■ Exercise instructions ■
Omit every picture, and retype the lines that run from the beginning of the data below through the line containing "13.76, 13.79, 13.11]", inclusive.

====== Data provided ======

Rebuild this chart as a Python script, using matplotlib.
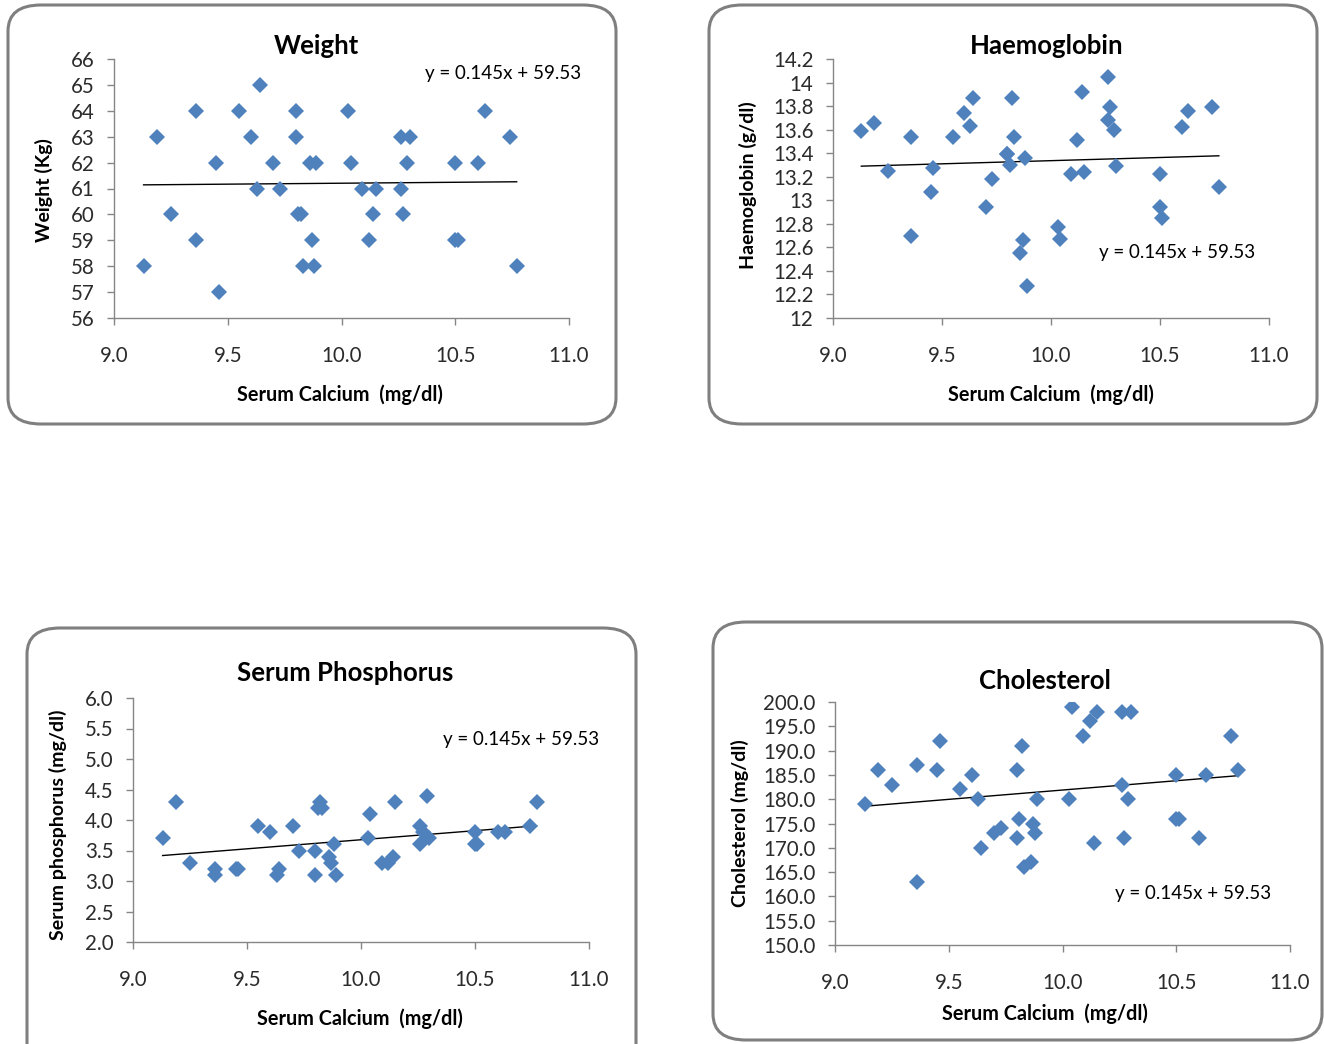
import numpy as np
import matplotlib
matplotlib.use("Agg")
import matplotlib.pyplot as plt
from matplotlib.patches import FancyBboxPatch

plt.rcParams['font.family'] = ['Lato', 'DejaVu Sans']

# serum calcium (mg/dl), shared x for every panel
calcium = [9.13, 9.19, 9.25, 9.36, 9.36, 9.45, 9.46, 9.55, 9.60, 9.63,
           9.64, 9.70, 9.73, 9.80, 9.80, 9.81, 9.82, 9.83, 9.86, 9.87,
           9.88, 9.89, 10.03, 10.04, 10.09, 10.12, 10.14, 10.15, 10.26, 10.26,
           10.27, 10.29, 10.30, 10.50, 10.50, 10.51, 10.60, 10.63, 10.74, 10.77]

weight = [58, 63, 60, 64, 59, 62, 57, 64, 63, 61,
          65, 62, 61, 64, 63, 60, 60, 58, 62, 59,
          58, 62, 64, 62, 61, 59, 60, 61, 63, 61,
          60, 62, 63, 62, 59, 59, 62, 64, 63, 58]

haemoglobin = [13.59, 13.66, 13.25, 13.54, 12.70, 13.07, 13.27, 13.54, 13.74, 13.63,
               13.87, 12.94, 13.18, 13.39, 13.39, 13.30, 13.87, 13.54, 12.55, 12.66,
               13.36, 12.27, 12.77, 12.67, 13.22, 13.51, 13.92, 13.24, 14.05, 13.68,
               13.79, 13.60, 13.29, 13.22, 12.94, 12.85, 13.62, 13.76, 13.79, 13.11]

phosphorus = [3.7, 4.3, 3.3, 3.2, 3.1, 3.2, 3.2, 3.9, 3.8, 3.1,
              3.2, 3.9, 3.5, 3.5, 3.1, 4.2, 4.3, 4.2, 3.4, 3.3,
              3.6, 3.1, 3.7, 4.1, 3.3, 3.3, 3.4, 4.3, 3.9, 3.6,
              3.8, 4.4, 3.7, 3.8, 3.6, 3.6, 3.8, 3.8, 3.9, 4.3]

cholesterol = [179, 186, 183, 187, 163, 186, 192, 182, 185, 180,
               170, 173, 174, 186, 172, 176, 191, 166, 167, 175,
               173, 180, 180, 199, 193, 196, 171, 198, 198, 183,
               172, 180, 198, 185, 176, 176, 172, 185, 193, 186]

equation = "y = 0.145x + 59.53"
xlabel = "Serum Calcium  (mg/dl)"

W, H = 1324, 1044
fig = plt.figure(figsize=(W / 100, H / 100), dpi=100)


def fx(x):
    return x / W


def fy(y):
    return 1 - y / H


blue = '#4F81BD'
grey = '#868686'

panels = [
    # title, ylabel, yvalues, ylim, ystep, yfmt, box, axes box, title pos, ylabel pos, xlabel pos, eq pos
    ("Weight", "Weight (Kg)", weight, (56, 66), 1, "{:.0f}",
     (8, 5, 616, 424), (114, 59, 569, 318), (316, 46), (44, 190), (340, 395), (503, 74)),
    ("Haemoglobin", "Haemoglobin (g/dl)", haemoglobin, (12, 14.2), 0.2, "{:g}",
     (709, 5, 1317, 424), (833, 59, 1269, 318), (1047, 46), (748, 185), (1051, 395), (1177, 253)),
    ("Serum Phosphorus", "Serum phosphorus (mg/dl)", phosphorus, (2.0, 6.0), 0.5, "{:.1f}",
     (27, 628, 636, 1070), (133, 698, 589, 942), (345, 673), (58, 825), (360, 1019), (521, 739)),
    ("Cholesterol", "Cholesterol (mg/dl)", cholesterol, (150, 200), 5, "{:.1f}",
     (713, 622, 1322, 1040), (835, 702, 1290, 945), (1045, 681), (740, 823), (1045, 1014), (1193, 893)),
]

for (title, ylab, yvals, ylim, ystep, yfmt, box, abox, tpos, ypos, xpos, epos) in panels:
    # rounded chart border
    x0, y0, x1, y1 = box
    patch = FancyBboxPatch((fx(x0), fy(y1)), fx(x1 - x0), (y1 - y0) / H,
                           boxstyle="round,pad=0,rounding_size=0.025",
                           transform=fig.transFigure, facecolor='none',
                           edgecolor='#7F7F7F', linewidth=2.2, zorder=0)
    fig.patches.append(patch)

    ax0, ay0, ax1, ay1 = abox
    ax = fig.add_axes([fx(ax0), fy(ay1), fx(ax1 - ax0), (ay1 - ay0) / H])
    ax.patch.set_alpha(0)
    ax.set_zorder(2)

    ax.plot(calcium, yvals, 'D', color=blue, markersize=7.8, markeredgewidth=0, zorder=3)

    # linear trendline
    k, b = np.polyfit(calcium, yvals, 1)
    xs = np.array([min(calcium), max(calcium)])
    ax.plot(xs, k * xs + b, color='black', linewidth=1.0, zorder=2)

    ax.set_xlim(9.0, 11.0)
    ax.set_ylim(*ylim)
    ax.set_xticks(np.arange(9.0, 11.01, 0.5))
    ax.set_xticklabels(["{:.1f}".format(v) for v in np.arange(9.0, 11.01, 0.5)])
    yt = np.arange(ylim[0], ylim[1] + ystep / 2, ystep)
    ax.set_yticks(yt)
    ax.set_yticklabels([yfmt.format(round(v, 2)) for v in yt])

    for s in ['top', 'right']:
        ax.spines[s].set_visible(False)
    for s in ['left', 'bottom']:
        ax.spines[s].set_color(grey)
        ax.spines[s].set_linewidth(1.0)
    ax.tick_params(axis='both', direction='out', length=5, width=1.0, color=grey,
                   labelsize=14.8, labelcolor='#2b2b2b')
    ax.tick_params(axis='x', pad=15)
    ax.tick_params(axis='y', pad=9)

    fig.text(fx(tpos[0]), fy(tpos[1]), title, ha='center', va='center',
             fontsize=18.5, fontweight='bold')
    fig.text(fx(ypos[0]), fy(ypos[1]), ylab, ha='center', va='center',
             rotation=90, fontsize=14, fontweight='bold')
    fig.text(fx(xpos[0]), fy(xpos[1]), xlabel, ha='center', va='center',
             fontsize=14.3, fontweight='bold')
    fig.text(fx(epos[0]), fy(epos[1]), equation, ha='center', va='center',
             fontsize=13.5)

fig.savefig("out.png", dpi=100)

======

■ Answer to this exercise ■
Rebuild this chart as a Python script, using matplotlib.
import numpy as np
import matplotlib
matplotlib.use("Agg")
import matplotlib.pyplot as plt
from matplotlib.patches import FancyBboxPatch

plt.rcParams['font.family'] = ['Lato', 'DejaVu Sans']

# serum calcium (mg/dl), shared x for every panel
calcium = [9.13, 9.19, 9.25, 9.36, 9.36, 9.45, 9.46, 9.55, 9.60, 9.63,
           9.64, 9.70, 9.73, 9.80, 9.80, 9.81, 9.82, 9.83, 9.86, 9.87,
           9.88, 9.89, 10.03, 10.04, 10.09, 10.12, 10.14, 10.15, 10.26, 10.26,
           10.27, 10.29, 10.30, 10.50, 10.50, 10.51, 10.60, 10.63, 10.74, 10.77]

weight = [58, 63, 60, 64, 59, 62, 57, 64, 63, 61,
          65, 62, 61, 64, 63, 60, 60, 58, 62, 59,
          58, 62, 64, 62, 61, 59, 60, 61, 63, 61,
          60, 62, 63, 62, 59, 59, 62, 64, 63, 58]

haemoglobin = [13.59, 13.66, 13.25, 13.54, 12.70, 13.07, 13.27, 13.54, 13.74, 13.63,
               13.87, 12.94, 13.18, 13.39, 13.39, 13.30, 13.87, 13.54, 12.55, 12.66,
               13.36, 12.27, 12.77, 12.67, 13.22, 13.51, 13.92, 13.24, 14.05, 13.68,
               13.79, 13.60, 13.29, 13.22, 12.94, 12.85, 13.62, 13.76, 13.79, 13.11]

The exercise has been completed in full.